While SitRep was under development, the EM TC undertook the development of language components common to many of our standards, specifications and profiles. This, in turn, led to the development of three supporting specifications for terms used consistently throughout the EDXL suite of standards and specifications.
EDXL-RIM: The EDXL Reference Information Model
The EDXL Reference Information Model provides a high level, abstract information model that supports the entire family of EDXL standards.

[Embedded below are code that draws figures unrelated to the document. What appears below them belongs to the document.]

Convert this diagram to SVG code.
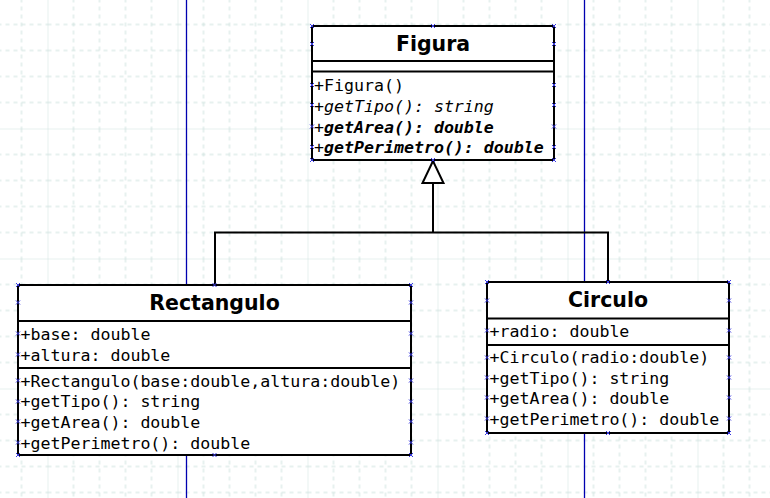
<svg xmlns="http://www.w3.org/2000/svg" width="770" height="498" viewBox="0 0 770 498">
<defs>
<pattern id="grid" patternUnits="userSpaceOnUse" x="47.5" y="128.5" width="130" height="130">
<g stroke="#cfe2de" stroke-width="1" fill="none">
<path d="M0 0V130M0 0H130"/>
<path d="M26 0V130M52 0V130M78 0V130M104 0V130M0 26H130M0 52H130M0 78H130M0 104H130" stroke-dasharray="4,4"/>
</g>
</pattern>
<symbol id="h" viewBox="0 0 5 5" width="5" height="5" overflow="visible">
<path d="M0.5 0.5L4.5 4.5M4.5 0.5L0.5 4.5" stroke="#3a3ae0" stroke-width="1" fill="none"/>
</symbol>
<style>
.box{fill:#fff;stroke:#000;stroke-width:2}
.sep{stroke:#000;stroke-width:2;fill:none}
.title{font-family:"DejaVu Sans",sans-serif;font-weight:bold;font-size:20.5px;text-anchor:middle;fill:#000}
.m{font-family:"DejaVu Sans Mono",monospace;font-size:16.6px;fill:#000}
.i{font-style:italic}
.bi{font-style:italic;font-weight:bold}
.conn{stroke:#000;stroke-width:2;fill:none}
.guide{stroke:#0000b0;stroke-width:1.3}
</style>
</defs>
<rect width="770" height="498" fill="#fff"/>
<rect width="770" height="498" fill="url(#grid)"/>
<line class="guide" x1="186.5" y1="0" x2="186.5" y2="498"/>
<line class="guide" x1="584.5" y1="0" x2="584.5" y2="498"/>

<g id="connectors">
<path class="conn" d="M433 183V232.5H215V285M433 232.5H608V282"/>
<polygon points="433,161 422.5,183 443.5,183" fill="#fff" stroke="#000" stroke-width="2"/>
</g>

<g id="Figura">
<rect class="box" x="312" y="26" width="242" height="134"/>
<path class="sep" d="M312 61H554M312 71.5H554"/>
<text class="title" x="433" y="50.5">Figura</text>
<text class="m" x="314" y="91">+Figura()</text>
<text class="m" x="314" y="111.5">+<tspan class="i">getTipo(): string</tspan></text>
<text class="m" x="314" y="132.5">+<tspan class="bi">getArea(): double</tspan></text>
<text class="m" x="314" y="153">+<tspan class="bi">getPerimetro(): double</tspan></text>
<g>
<use href="#h" x="309.5" y="23.5"/><use href="#h" x="430.5" y="23.5"/><use href="#h" x="551.5" y="23.5"/>
<use href="#h" x="309.5" y="157.5"/><use href="#h" x="430.5" y="157.5"/><use href="#h" x="551.5" y="157.5"/>
<use href="#h" x="309.5" y="41.5"/><use href="#h" x="551.5" y="41.5"/>
<use href="#h" x="309.5" y="82.5"/><use href="#h" x="551.5" y="82.5"/>
<use href="#h" x="309.5" y="102.5"/><use href="#h" x="551.5" y="102.5"/>
<use href="#h" x="309.5" y="124"/><use href="#h" x="551.5" y="124"/>
<use href="#h" x="309.5" y="144.5"/><use href="#h" x="551.5" y="144.5"/>
</g>
</g>

<g id="Rectangulo">
<rect class="box" x="18" y="285" width="393" height="170"/>
<path class="sep" d="M18 321H411M18 368H411"/>
<text class="title" x="214.5" y="310">Rectangulo</text>
<text class="m" x="20.5" y="340">+base: double</text>
<text class="m" x="20.5" y="360.5">+altura: double</text>
<text class="m" x="20.5" y="386.5">+Rectangulo(base:double,altura:double)</text>
<text class="m" x="20.5" y="407">+getTipo(): string</text>
<text class="m" x="20.5" y="428">+getArea(): double</text>
<text class="m" x="20.5" y="448.5">+getPerimetro(): double</text>
<g>
<use href="#h" x="15.5" y="282.5"/><use href="#h" x="212" y="282.5"/><use href="#h" x="408.5" y="282.5"/>
<use href="#h" x="15.5" y="452.5"/><use href="#h" x="212" y="452.5"/><use href="#h" x="408.5" y="452.5"/>
<use href="#h" x="15.5" y="300"/><use href="#h" x="408.5" y="300"/>
<use href="#h" x="15.5" y="331"/><use href="#h" x="408.5" y="331"/>
<use href="#h" x="15.5" y="352"/><use href="#h" x="408.5" y="352"/>
<use href="#h" x="15.5" y="378"/><use href="#h" x="408.5" y="378"/>
<use href="#h" x="15.5" y="399"/><use href="#h" x="408.5" y="399"/>
<use href="#h" x="15.5" y="419"/><use href="#h" x="408.5" y="419"/>
<use href="#h" x="15.5" y="440"/><use href="#h" x="408.5" y="440"/>
</g>
</g>

<g id="Circulo">
<rect class="box" x="487" y="282" width="242" height="151"/>
<path class="sep" d="M487 318.5H729M487 345H729"/>
<text class="title" x="608" y="307">Circulo</text>
<text class="m" x="489.5" y="336.5">+radio: double</text>
<text class="m" x="489.5" y="362.5">+Circulo(radio:double)</text>
<text class="m" x="489.5" y="383.5">+getTipo(): string</text>
<text class="m" x="489.5" y="404">+getArea(): double</text>
<text class="m" x="489.5" y="424.5">+getPerimetro(): double</text>
<g>
<use href="#h" x="484.5" y="279.5"/><use href="#h" x="605.5" y="279.5"/><use href="#h" x="726.5" y="279.5"/>
<use href="#h" x="484.5" y="430.5"/><use href="#h" x="605.5" y="430.5"/><use href="#h" x="726.5" y="430.5"/>
<use href="#h" x="484.5" y="298"/><use href="#h" x="726.5" y="298"/>
<use href="#h" x="484.5" y="328"/><use href="#h" x="726.5" y="328"/>
<use href="#h" x="484.5" y="355"/><use href="#h" x="726.5" y="355"/>
<use href="#h" x="484.5" y="375"/><use href="#h" x="726.5" y="375"/>
<use href="#h" x="484.5" y="395"/><use href="#h" x="726.5" y="395"/>
<use href="#h" x="484.5" y="416"/><use href="#h" x="726.5" y="416"/>
</g>
</g>
</svg>
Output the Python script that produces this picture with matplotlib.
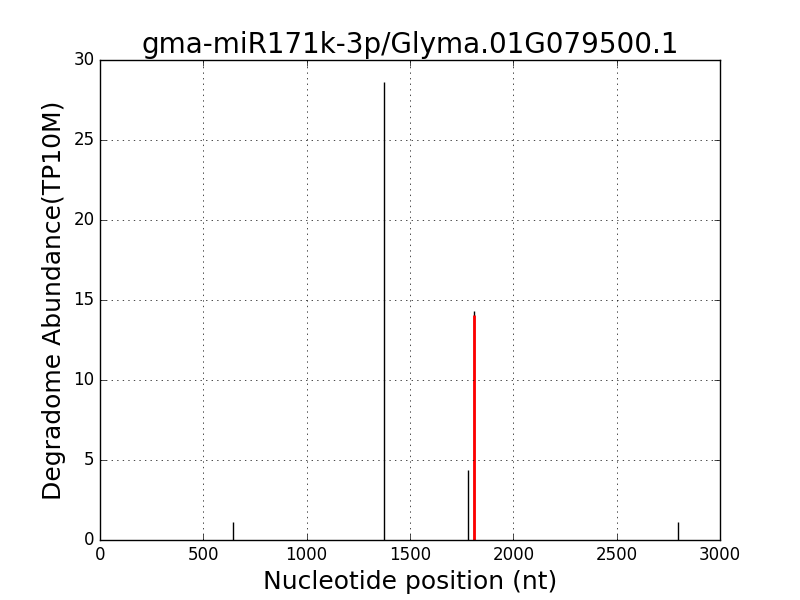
import matplotlib
matplotlib.use("Agg")
import matplotlib.pyplot as plt

# Degradome peaks (position in nt, abundance in TP10M)
positions = [643, 1374, 1780, 1810, 2796]
abundance = [1.1, 28.6, 4.4, 14.3, 1.1]

# Cleavage site highlighted in red
site_pos = [1810]
site_abund = [14.05]

plt.style.use("classic")
fig = plt.figure(figsize=(8, 6), dpi=100)
ax = fig.add_axes([0.125, 0.1, 0.775, 0.8])

ax.vlines(positions, 0, abundance, colors="black", linewidth=1)
ax.vlines(site_pos, 0, site_abund, colors="red", linewidth=2)

ax.set_xlim(0, 3000)
ax.set_ylim(0, 30)
ax.grid(True, linestyle=":", color="black")
ax.tick_params(labelsize=12)

ax.set_title("gma-miR171k-3p/Glyma.01G079500.1", fontsize=20)
ax.set_xlabel("Nucleotide position (nt)", fontsize=18)
ax.set_ylabel("Degradome Abundance(TP10M)", fontsize=18)

fig.savefig("out.png", dpi=100)
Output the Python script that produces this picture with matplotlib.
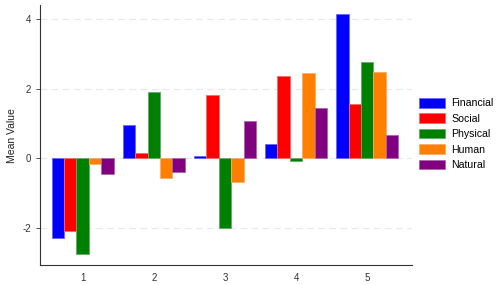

It includes common components as well as governance for usage and change.
- EDXL Common Types collects elements common to all EDXL specifications
- EDXL CIQ (Contact Information) collects person/contact, organizational and geopolitical address information
- EDXL GSF (Profile GML Simple Features) profiles a brief collection of geospatial reference information for specifying location information
- UML Model of the EDXL Suite of Standards shows the overall inter-related structure of the EDXL suite.
Irma and Maria in 2017 and the California Fires of 2017 (then worst ever) and
2018 (new worst ever) are excellent case studies on how we respond to natural
events. They also helped to expose serious deficiencies. Questions on how do we
reduce redundancies and improve communication should be explored, along with
various technology efforts to improve information understanding such as recurrent
neural networks. Some improvements are
currently available (open-standards) and some like AI are years away. No
matter, leveraging what is currently available, while building towards the
future seems to be both logical and prudent from an effort and cost
perspective. We live in an ever changing world and must adapt to both natural
and manmade events, so our responses need to be more effective and efficient. Therefore
we should view EDXL as an impactful open-standard that could help to reduce
loss of life, while minimizing injury and property damage.